Non-adherence to social compliance conditionalities, especially in matters of environment, freedom of association, child labor, etc could also impact negatively on the exports under SRC. The same pressure would be on other SAARC nations but if manufacturers in these countries become social compliant, then the onus would lie on Pakistani exporters and may affect their presence in these SAARC markets.

There is a need to standardize and streamline the various factors involved in trade and industry. SAARC countries must adopt common labor legislation, packaging grades, environmental standards, non-tariff trade barriers, free movement of men and material, fast-track judicial processes, strict implementation of intellectual proprietary rights, protection of investment, settlement of debts, and other conditions. All these are essential ingredients if the SAARC countries desire mutually beneficial advantage of the EU SAARC Regional Cumulation.

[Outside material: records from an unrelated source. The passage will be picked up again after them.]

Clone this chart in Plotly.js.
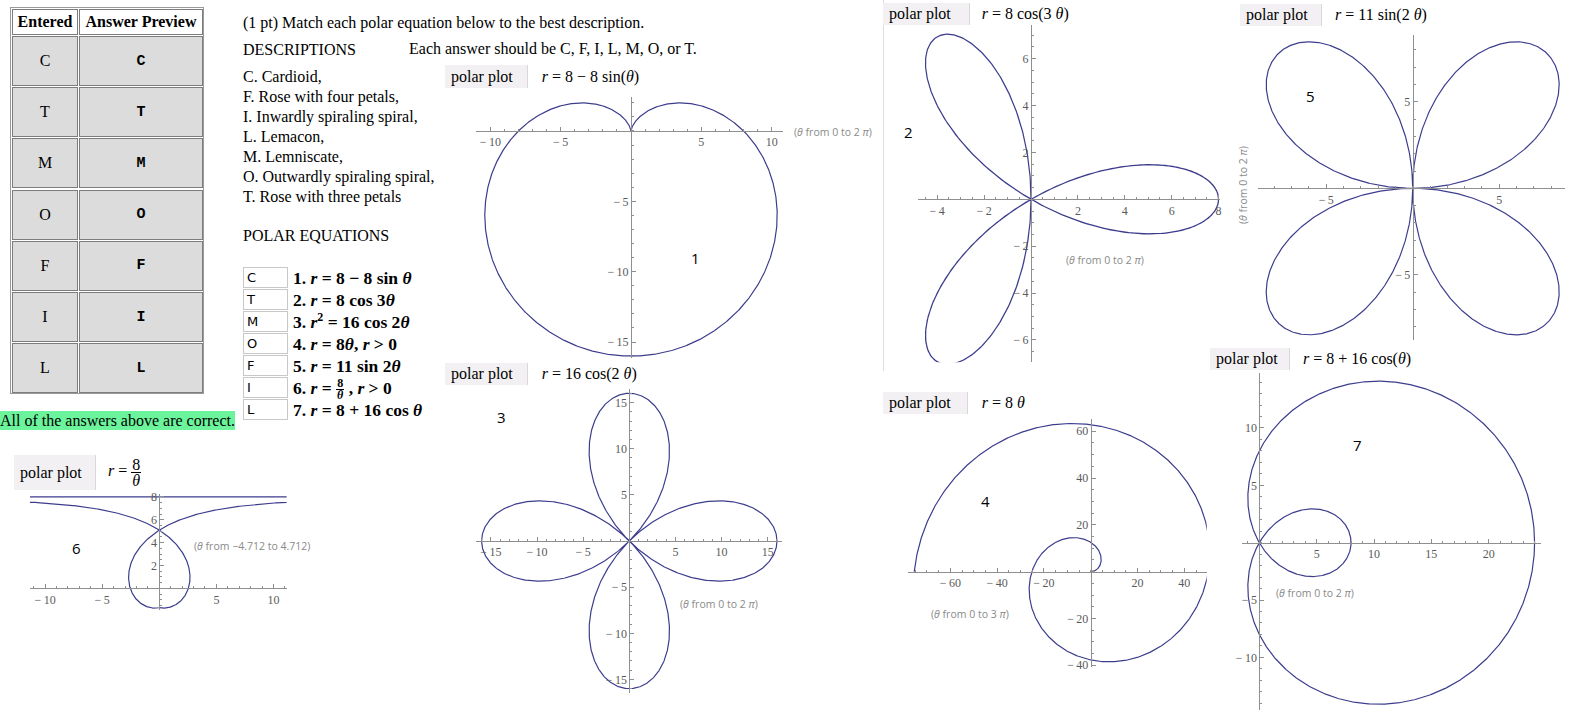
<!DOCTYPE html>
<html>
<head>
<meta charset="utf-8">
<script src="https://cdn.plot.ly/plotly-3.0.1.min.js"></script>
<style>
  html, body { margin:0; padding:0; }
  body { width:1592px; height:719px; overflow:hidden; background:#fff; position:relative;
         font-family:'Liberation Serif','Times New Roman',serif; color:#000; }
  #chart { position:absolute; left:0; top:0; width:1592px; height:719px; }
  .ov { position:absolute; white-space:nowrap; }
  .cell { position:absolute; box-sizing:border-box; border:1px solid #7d7d7d; display:flex;
          align-items:center; justify-content:center; font-size:16px; }
  .hdr { font-weight:bold; background:#fff; }
  .dat { background:#dcdcdc; }
  .mono { font-family:'Liberation Mono','Courier New',monospace; font-weight:bold; font-size:15px; }
  .txt { font-size:16px; line-height:20px; }
  .inp { position:absolute; box-sizing:border-box; width:45px; height:21px; border:1px solid #c8c8c8;
         font-family:'DejaVu Sans',sans-serif; font-size:13px; line-height:19px; padding-left:3px; }
  .eq { position:absolute; font-size:17.5px; font-weight:bold; white-space:nowrap; line-height:20px; }
  .eq sup { font-size:12px; line-height:0; vertical-align:7px; }
  .pp { position:absolute; box-sizing:border-box; background:#f3f0f3; border-right:1px solid #d8d8d8;
        font-size:16px; padding-left:6px; display:flex; align-items:center; }
  .pe { position:absolute; font-size:16px; white-space:pre; display:flex; align-items:center; }
  .frac { display:inline-block; vertical-align:middle; text-align:center; line-height:15px; }
  .frac span { display:block; padding:0 1px; }
  .frac .num { border-bottom:1px solid #000; }
  .eq .frac { font-size:12px; line-height:11px; vertical-align:-5px; }
</style>
</head>
<body>
<div id="chart"></div>
<div id="overlay"></div>
<script>
// ---------------- data ----------------
const entered = ['C', 'T', 'M', 'O', 'F', 'I', 'L'];
const descriptions = ['C. Cardioid,', 'F. Rose with four petals,', 'I. Inwardly spiraling spiral,',
  'L. Lemacon,', 'M. Lemniscate,', 'O. Outwardly spiraling spiral,', 'T. Rose with three petals'];
const problemEquations = [
  '1. <i>r</i> = 8 − 8 sin <i>θ</i>',
  '2. <i>r</i> = 8 cos 3<i>θ</i>',
  '3. <i>r</i><sup>2</sup> = 16 cos 2<i>θ</i>',
  '4. <i>r</i> = 8<i>θ</i>, <i>r</i> &gt; 0',
  '5. <i>r</i> = 11 sin 2<i>θ</i>',
  '6. <i>r</i> = <span class="frac"><span class="num">8</span><span><i>θ</i></span></span> , <i>r</i> &gt; 0',
  '7. <i>r</i> = 8 + 16 cos <i>θ</i>'
];

// polar plots, numbered 1..7
const plotNumbers = [1, 2, 3, 4, 5, 6, 7];
const plotHeaders = [
  '<i>r</i> = 8 − 8 sin(<i>θ</i>)',
  '<i>r</i> = 8 cos(3 <i>θ</i>)',
  '<i>r</i> = 16 cos(2 <i>θ</i>)',
  '<i>r</i> = 8 <i>θ</i>',
  '<i>r</i> = 11 sin(2 <i>θ</i>)',
  '<i>r</i> = <span class="frac"><span class="num">8</span><span><i>θ</i></span></span>',
  '<i>r</i> = 8 + 16 cos(<i>θ</i>)'
];
// r = radiusConst + radiusAmp * f(radiusFreq * θ)
const radiusKind  = ['sin', 'cos', 'cos', 'lin', 'sin', 'inv', 'cos'];
const radiusConst = [8, 0, 0, 0, 0, 0, 8];
const radiusAmp   = [-8, 8, 16, 8, 11, 8, 16];
const radiusFreq  = [1, 3, 2, 1, 2, 1, 1];
const thetaFrom   = [0, 0, 0, 0, 0, -4.712, 0];
const thetaTo     = [2 * Math.PI, 2 * Math.PI, 2 * Math.PI, 3 * Math.PI, 2 * Math.PI, 4.712, 2 * Math.PI];
const thetaLabels = ['0 to 2 <i>π</i>', '0 to 2 <i>π</i>', '0 to 2 <i>π</i>', '0 to 3 <i>π</i>',
                     '0 to 2 <i>π</i>', '−4.712 to 4.712', '0 to 2 <i>π</i>'];
const xTickValues = [[-10, -5, 5, 10], [-4, -2, 2, 4, 6, 8], [-15, -10, -5, 5, 10, 15],
                     [-60, -40, -20, 20, 40], [-5, 5], [-10, -5, 5, 10], [5, 10, 15, 20]];
const yTickValues = [[-15, -10, -5], [-6, -4, -2, 2, 4, 6], [-15, -10, -5, 5, 10, 15],
                     [-40, -20, 20, 40, 60], [-5, 5], [2, 4, 6, 8], [-10, -5, 5, 10]];
const xRanges = [[-11, 10.8], [-4.8, 8.06], [-16.6, 16.5], [-77.9, 49.6], [-8.92, 8.8], [-11.32, 11.15], [-1.53, 24.53]];
const yRanges = [[-16.15, 2.45], [-6.95, 7.45], [-16.5, 16.5], [-40.6, 65.1], [-8.77, 8.86], [-1.9, 8.3], [-14.6, 14.77]];

// ---------------- layout (pixels) ----------------
const W = 1592, H = 719;
const origin = [[631, 131], [1031, 199.3], [629.3, 541], [1090.7, 571.7], [1412.7, 188.3], [159.3, 588.3], [1259.3, 542.7]];
const pxPerUnit = [14.07, 23.45, 9.23, 2.34, 17.3, 11.42, 11.47];
const minorX = [1, 0.5, 1, 5, 1, 1, 1];
const minorY = [1, 0.5, 1, 5, 1, 0.5, 1];
const numberPos = [[695.7, 257.7], [908, 131.7], [501.7, 416.7], [985.7, 500.7], [1310.7, 95.7], [76.3, 548.3], [1357.7, 445]];
const rangeLabelPos = [[791.7, 132], [1064, 260], [678.3, 604.3], [929.3, 614.3], [1243, 185], [191.7, 546], [1274, 593]];
const headerBox = [[445, 65, 83, 23], [883, 3, 87, 22], [445, 363, 83, 22], [883, 392, 85, 22],
                   [1240, 4, 82, 22], [14, 455, 82, 35], [1210, 348, 80, 22]];
const headerEqX = [541.7, 981.7, 541.7, 981.7, 1335, 108, 1303];

const lineColor = '#3d3d8e';
const axisColor = '#8f8f8f';

function radius(i, t) {
  const k = radiusKind[i];
  if (k === 'sin') return radiusConst[i] + radiusAmp[i] * Math.sin(radiusFreq[i] * t);
  if (k === 'cos') return radiusConst[i] + radiusAmp[i] * Math.cos(radiusFreq[i] * t);
  if (k === 'lin') return radiusAmp[i] * t;
  return radiusAmp[i] / t;
}
function fmt(v) { return v < 0 ? '\u2212\u2009' + Math.abs(v) : String(v); }

const traces = [];
const layout = {
  width: W, height: H, autosize: false,
  margin: { l: 0, r: 0, t: 0, b: 0, pad: 0 },
  paper_bgcolor: '#ffffff', plot_bgcolor: 'rgba(0,0,0,0)',
  showlegend: false, annotations: [], shapes: []
};

for (let i = 0; i < 7; i++) {
  const n = 1500;
  const xs = [], ys = [];
  for (let j = 0; j < n; j++) {
    const t = thetaFrom[i] + (thetaTo[i] - thetaFrom[i]) * j / (n - 1);
    const r = radius(i, t);
    xs.push(r * Math.cos(t));
    ys.push(r * Math.sin(t));
  }
  const ax = i === 0 ? '' : String(i + 1);
  traces.push({ type: 'scatter', mode: 'lines', x: xs, y: ys, xaxis: 'x' + ax, yaxis: 'y' + ax,
                line: { color: lineColor, width: 1.2 }, hoverinfo: 'skip' });

  const [ox, oy] = origin[i], p = pxPerUnit[i];
  const left = ox + xRanges[i][0] * p, right = ox + xRanges[i][1] * p;
  const top = oy - yRanges[i][1] * p, bottom = oy - yRanges[i][0] * p;
  const tickfont = { family: 'Liberation Serif', size: 12, color: '#5a5a5a' };
  layout['xaxis' + ax] = {
    domain: [left / W, right / W], range: xRanges[i], anchor: 'free', position: 1 - oy / H,
    showgrid: false, zeroline: false, showline: true, linecolor: axisColor, linewidth: 1,
    tickmode: 'array', tickvals: xTickValues[i], ticktext: xTickValues[i].map(fmt),
    ticks: 'inside', ticklen: 4, tickcolor: axisColor, tickwidth: 1, tickfont: tickfont,
    minor: { tickmode: 'linear', tick0: 0, dtick: minorX[i], ticks: 'inside', ticklen: 2, tickcolor: axisColor },
    fixedrange: true
  };
  layout['yaxis' + ax] = {
    domain: [1 - bottom / H, 1 - top / H], range: yRanges[i], anchor: 'free', position: ox / W,
    showgrid: false, zeroline: false, showline: true, linecolor: axisColor, linewidth: 1,
    tickmode: 'array', tickvals: yTickValues[i], ticktext: yTickValues[i].map(fmt),
    ticks: 'inside', ticklen: 4, tickcolor: axisColor, tickwidth: 1, tickfont: tickfont,
    minor: { tickmode: 'linear', tick0: 0, dtick: minorY[i], ticks: 'inside', ticklen: 2, tickcolor: axisColor },
    fixedrange: true
  };

  // plot number
  layout.annotations.push({ xref: 'paper', yref: 'paper', x: numberPos[i][0] / W, y: 1 - numberPos[i][1] / H,
    text: String(plotNumbers[i]), showarrow: false, xanchor: 'center', yanchor: 'middle',
    font: { family: 'Open Sans, sans-serif', size: 15, color: '#000' } });
  // theta range label
  const vertical = i === 4;
  layout.annotations.push({ xref: 'paper', yref: 'paper', x: rangeLabelPos[i][0] / W, y: 1 - rangeLabelPos[i][1] / H,
    text: '(<i>θ</i> from ' + thetaLabels[i] + ')', showarrow: false,
    xanchor: vertical ? 'center' : 'left', yanchor: 'middle', textangle: vertical ? -90 : 0,
    font: { family: 'Open Sans, sans-serif', size: 10.5, color: '#8a8a8a' } });
}

Plotly.newPlot('chart', traces, layout, { staticPlot: true, displayModeBar: false });

// ---------------- HTML overlay: table, text, headers ----------------
const ov = document.getElementById('overlay');
let html = '';
// table
html += '<div class="ov" style="left:10px;top:7px;width:194px;height:387px;box-sizing:border-box;border:1px solid #9a9a9a"></div>';
const col = [[12, 66], [79, 124]];
html += `<div class="cell hdr" style="left:${col[0][0]}px;top:9px;width:${col[0][1]}px;height:26px">Entered</div>`;
html += `<div class="cell hdr" style="left:${col[1][0]}px;top:9px;width:${col[1][1]}px;height:26px">Answer Preview</div>`;
for (let k = 0; k < entered.length; k++) {
  const top = 36 + k * 51.2;
  html += `<div class="cell dat" style="left:${col[0][0]}px;top:${top}px;width:${col[0][1]}px;height:50px">${entered[k]}</div>`;
  html += `<div class="cell dat mono" style="left:${col[1][0]}px;top:${top}px;width:${col[1][1]}px;height:50px">${entered[k]}</div>`;
}
html += '<div class="ov txt" style="left:0px;top:411px;width:235px;height:19px;background:#6cf49c;line-height:19px">All of the answers above are correct.</div>';

// text
html += '<div class="ov txt" style="left:243px;top:13px">(1 pt) Match each polar equation below to the best description.</div>';
html += '<div class="ov txt" style="left:243px;top:40px">DESCRIPTIONS</div>';
html += '<div class="ov txt" style="left:409px;top:39px">Each answer should be C, F, I, L, M, O, or T.</div>';
descriptions.forEach((d, k) => {
  html += `<div class="ov txt" style="left:243px;top:${66.7 + k * 20}px">${d}</div>`;
});
html += '<div class="ov txt" style="left:243px;top:226px">POLAR EQUATIONS</div>';
entered.forEach((e, k) => {
  const top = 267 + k * 22;
  html += `<div class="inp" style="left:243px;top:${top}px">${e}</div>`;
  html += `<div class="eq" style="left:293px;top:${top + 0.5}px">${problemEquations[k]}</div>`;
});

// separator line
html += '<div class="ov" style="left:883px;top:0px;width:1px;height:371px;background:#dedede"></div>';

// polar plot headers
for (let i = 0; i < 7; i++) {
  const [l, t, w, h] = headerBox[i];
  html += `<div class="pp" style="left:${l}px;top:${t}px;width:${w}px;height:${h}px">polar plot</div>`;
  html += `<div class="pe" style="left:${headerEqX[i]}px;top:${t}px;height:${h}px"><span>${plotHeaders[i]}</span></div>`;
}
ov.innerHTML = html;
</script>
</body>
</html>
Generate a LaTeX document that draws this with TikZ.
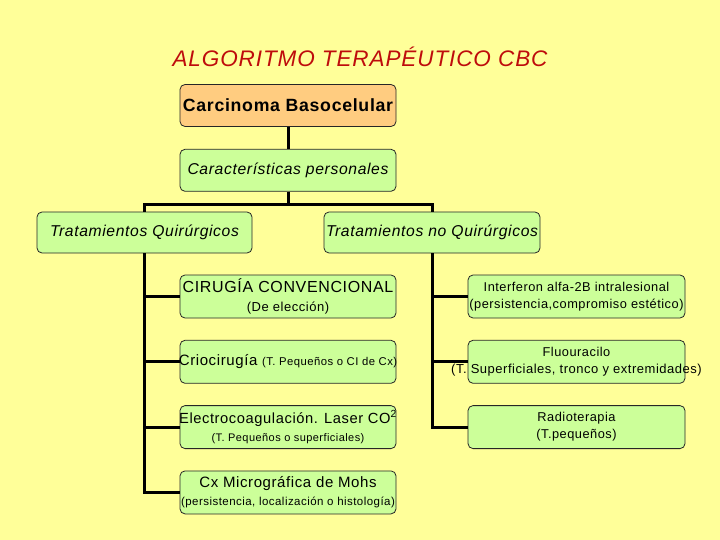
\documentclass[tikz,border=0pt]{standalone}
\usepackage{fontspec}
\setmainfont{Liberation Sans}[LetterSpace=4]
\usepackage{xcolor}
\usetikzlibrary{positioning}
\definecolor{bgyellow}{RGB}{255,255,153}
\definecolor{boxgreen}{RGB}{204,255,153}
\definecolor{boxorange}{RGB}{255,204,128}
\definecolor{titlered}{RGB}{190,12,12}
\newcommand{\szA}{\fontsize{15}{18}\selectfont}
\newcommand{\szB}{\fontsize{12.8}{17}\selectfont}
\newcommand{\szC}{\fontsize{11.5}{13}\selectfont}
\newcommand{\szD}{\fontsize{11.3}{12}\selectfont}
\newcommand{\wide}[1]{\makebox[0pt]{#1}}
\tikzset{
  box/.style={draw=black!85, line width=0.8pt, rounded corners=5pt, fill=boxgreen, align=center,
    minimum width=216pt, minimum height=42pt, inner sep=0pt, font=\szA},
  topbox/.style={box, fill=boxorange, font=\fontsize{17.7}{20}\selectfont\bfseries},
  catbox/.style={box, font=\fontsize{15.7}{18}\selectfont\itshape},
  trunk/.style={line width=3pt, draw=black},
}
\begin{document}
\begin{tikzpicture}[x=1pt, y=-1pt, node distance=21.5pt]
  \fill[bgyellow] (0,0) rectangle (720,540);
  \useasboundingbox (0,0) rectangle (720,540);

  \node[font=\fontsize{22.5}{26}\selectfont\itshape, text=titlered] (title) at (360,57) {ALGORITMO TERAPÉUTICO CBC};

  \node[topbox] (cbc) at (288,105.5) {Carcinoma Basocelular};
  \node[catbox, below=22pt of cbc] (carac) {Características personales};
  \node[catbox, minimum width=215pt, minimum height=41pt] (quir) at (144.5,232.5) {\wide{Tratamientos Quirúrgicos}};
  \node[catbox, minimum height=41pt] (noquir) at (432,232.5) {\wide{Tratamientos no Quirúrgicos}};

  % quirurgicos
  \node[box, minimum height=43pt] (cir) at (288,296.5) {{\fontsize{16}{18}\selectfont CIRUGÍA CONVENCIONAL}\\[1pt]{\fontsize{13}{13}\selectfont (De elección)}};
  \node[box, minimum height=43pt, below=of cir] (crio) {\wide{Criocirugía {\szD (T. Pequeños o CI de Cx)}}};
  \node[box, minimum height=43pt, below=of crio] (electro) {\wide{\fontsize{14.7}{18}\selectfont Electrocoagulación. Laser CO\textsuperscript{2}}\\{\fontsize{11}{13}\selectfont (T. Pequeños o superficiales)}};
  \node[box, minimum height=43pt, below=of electro] (mohs) {\wide{Cx Micrográfica de Mohs}\\{\szC \wide{(persistencia, localización o histología)}}};

  % no quirurgicos
  \node[box, font=\szB, minimum width=217pt, minimum height=43pt] (inter) at (576.5,296.5) {Interferon alfa-2B intralesional\\\wide{(persistencia,compromiso estético)}};
  \node[box, font=\szB, minimum width=217pt, minimum height=43pt, below=of inter] (fluo) {Fluouracilo\\\wide{\fontsize{13}{17}\selectfont(T. Superficiales, tronco y extremidades)}};
  \node[box, font=\szB, minimum width=217pt, minimum height=43pt, below=of fluo] (radio) {Radioterapia\\(T.pequeños)};

  \draw[trunk] (cbc) -- (carac);
  \draw[trunk] (carac.south) -- ++(0,13) -| (quir.north);
  \draw[trunk] (carac.south) -- ++(0,13) -| (noquir.north);
  \draw[trunk] (quir.south) |- (cir.west);
  \draw[trunk] (quir.south) |- (crio.west);
  \draw[trunk] (quir.south) |- (electro.west);
  \draw[trunk] (quir.south) |- (mohs.west);
  \draw[trunk] (noquir.south) |- (inter.west);
  \draw[trunk] (noquir.south) |- (fluo.west);
  \draw[trunk] (noquir.south) |- (radio.west);
\end{tikzpicture}
\end{document}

A study could also be done to ascertain what would be the impact on sports goods, surgical instruments, information technology, plastic products, and engineering goods, etc. This paper is basically confined to textiles only. However, most of the factors are equally important and must be pragmatically addressed for non-textile fields too. One significant factor that must be underlined is the volatility of the non-peaceful issues that have cast dark shadows over this region. The non-resolution of contentious issues, the mistrust syndrome, and the diverse mindset, are some other factors that would affect the taking of substantial advantages from SRC. SAARC Regional Cumulation, if successfully implemented and utilized could be the harbinger for the Super Regional Cumulation linking SAARC with the ASEAN bloc.